• _EXERCISE DIRECTIONS_: From the very first line of the data to the line containing "-0.038, -0.037, -0.034]", retype everything exactly, leaving the pictures behind.

• _DATASET EXTRACT_:
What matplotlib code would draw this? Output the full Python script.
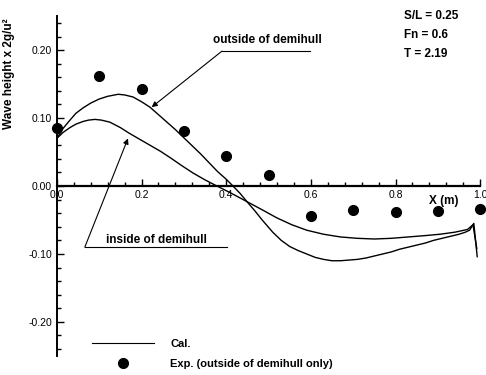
import matplotlib
matplotlib.use("Agg")
import matplotlib.pyplot as plt
from matplotlib.ticker import MultipleLocator, FormatStrFormatter
from matplotlib.lines import Line2D

plt.rcParams['font.family'] = ['Liberation Sans', 'DejaVu Sans']
plt.rcParams['axes.unicode_minus'] = False

# experiment (outside of demihull only)
exp_x = [0.0, 0.1, 0.2, 0.3, 0.4, 0.5, 0.6, 0.7, 0.8, 0.9, 1.0]
exp_y = [0.085, 0.162, 0.143, 0.081, 0.044, 0.016, -0.044, -0.035, -0.038, -0.037, -0.034]

# calculation, outside of demihull
out_x = [0.0, 0.015, 0.031, 0.045, 0.062, 0.08, 0.10, 0.12, 0.145, 0.16, 0.18, 0.20,
         0.22, 0.24, 0.26, 0.28, 0.30, 0.32, 0.34, 0.36, 0.38, 0.40, 0.416, 0.433,
         0.449, 0.467, 0.485, 0.51, 0.53, 0.55, 0.57, 0.59, 0.61, 0.63, 0.65, 0.67,
         0.69, 0.71, 0.73, 0.75, 0.77, 0.79, 0.81, 0.83, 0.85, 0.87, 0.89, 0.91,
         0.93, 0.95, 0.965, 0.975, 0.985, 0.993]
out_y = [0.070, 0.085, 0.097, 0.107, 0.115, 0.122, 0.128, 0.132, 0.135, 0.134, 0.131, 0.124,
         0.116, 0.105, 0.094, 0.083, 0.071, 0.059, 0.047, 0.034, 0.021, 0.010, 0.0, -0.011,
         -0.023, -0.036, -0.050, -0.068, -0.080, -0.089, -0.095, -0.100, -0.105, -0.108, -0.110, -0.110,
         -0.109, -0.108, -0.106, -0.103, -0.100, -0.097, -0.093, -0.090, -0.087, -0.084, -0.080, -0.077,
         -0.074, -0.071, -0.068, -0.065, -0.055, -0.104]

# calculation, inside of demihull
in_x = [0.0, 0.015, 0.031, 0.045, 0.062, 0.075, 0.09, 0.105, 0.125, 0.15, 0.17, 0.195,
        0.22, 0.245, 0.267, 0.295, 0.322, 0.35, 0.378, 0.41, 0.449, 0.485, 0.52, 0.555,
        0.59, 0.63, 0.67, 0.71, 0.75, 0.79, 0.83, 0.87, 0.905, 0.94, 0.97, 0.983, 0.992]
in_y = [0.070, 0.079, 0.086, 0.091, 0.095, 0.097, 0.098, 0.097, 0.094, 0.086, 0.078, 0.069,
        0.060, 0.051, 0.042, 0.030, 0.019, 0.009, 0.0, -0.010, -0.023, -0.035, -0.047, -0.057,
        -0.065, -0.071, -0.075, -0.077, -0.078, -0.077, -0.075, -0.073, -0.071, -0.068, -0.064, -0.057, -0.092]

fig = plt.figure(figsize=(4.86, 3.75), dpi=100)
ax = fig.add_axes([0.117, 0.051, 0.871, 0.906])

ax.plot(out_x, out_y, color='k', lw=1.0)
ax.plot(in_x, in_y, color='k', lw=1.0)
ax.plot(exp_x, exp_y, 'o', color='k', ms=7, clip_on=False, zorder=5)

ax.set_xlim(0, 1.0)
ax.set_ylim(-0.25, 0.25)

ax.spines['top'].set_visible(False)
ax.spines['right'].set_visible(False)
ax.spines['bottom'].set_position(('data', 0))
ax.spines['bottom'].set_linewidth(1.6)
ax.spines['left'].set_linewidth(1.4)

ax.xaxis.set_major_locator(MultipleLocator(0.2))
ax.xaxis.set_minor_locator(MultipleLocator(0.04))
ax.yaxis.set_major_locator(MultipleLocator(0.1))
ax.yaxis.set_minor_locator(MultipleLocator(0.02))
ax.xaxis.set_major_formatter(FormatStrFormatter('%.1f'))
ax.yaxis.set_major_formatter(FormatStrFormatter('%.2f'))
ax.tick_params(which='both', direction='in', labelsize=7.5, width=1.0)
ax.tick_params(which='major', length=5)
ax.tick_params(which='minor', length=3)
ax.tick_params(axis='x', pad=3)

ax.set_ylabel('Wave height x 2g/u\u00b2', fontsize=8.5, fontweight='bold')
ax.yaxis.set_label_coords(-0.099, 0.832)

ax.text(0.913, -0.022, 'X (m)', fontsize=8.5, fontweight='bold', ha='center', va='center')

# parameters
params = ['S/L = 0.25', 'Fn = 0.6', 'T = 2.19']
for i, s in enumerate(params):
    ax.text(0.82, 0.250 - i * 0.028, s, fontsize=8.5, fontweight='bold', va='center')

# annotations
ax.text(0.497, 0.215, 'outside of demihull', fontsize=8.5, fontweight='bold', ha='center', va='center')
ax.plot([0.39, 0.598], [0.1985, 0.1985], color='k', lw=0.8)
ax.annotate('', xy=(0.224, 0.116), xytext=(0.39, 0.1985),
            arrowprops=dict(arrowstyle='-|>', lw=0.8, color='k', mutation_scale=8,
                            shrinkA=0, shrinkB=0))

ax.text(0.235, -0.079, 'inside of demihull', fontsize=8.5, fontweight='bold', ha='center', va='center')
ax.plot([0.066, 0.402], [-0.09, -0.09], color='k', lw=0.8)
ax.annotate('', xy=(0.168, 0.070), xytext=(0.066, -0.09),
            arrowprops=dict(arrowstyle='-|>', lw=0.8, color='k', mutation_scale=8,
                            shrinkA=0, shrinkB=0))

handles = [Line2D([], [], color='k', lw=0.8),
           Line2D([], [], color='k', marker='o', ls='none', ms=7)]
labels = ['Cal.', 'Exp. (outside of demihull only)']
leg = ax.legend(handles, labels, loc='upper left', bbox_to_anchor=(0.177, 0.112),
                bbox_transform=fig.transFigure, frameon=False, borderpad=0,
                handlelength=5.6, handletextpad=1.5, labelspacing=0.95,
                prop={'size': 8, 'weight': 'bold'})

fig.savefig('out.png', dpi=100)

• _OUTPUT FOR THIS TASK_:
What matplotlib code would draw this? Output the full Python script.
import matplotlib
matplotlib.use("Agg")
import matplotlib.pyplot as plt
from matplotlib.ticker import MultipleLocator, FormatStrFormatter
from matplotlib.lines import Line2D

plt.rcParams['font.family'] = ['Liberation Sans', 'DejaVu Sans']
plt.rcParams['axes.unicode_minus'] = False

# experiment (outside of demihull only)
exp_x = [0.0, 0.1, 0.2, 0.3, 0.4, 0.5, 0.6, 0.7, 0.8, 0.9, 1.0]
exp_y = [0.085, 0.162, 0.143, 0.081, 0.044, 0.016, -0.044, -0.035, -0.038, -0.037, -0.034]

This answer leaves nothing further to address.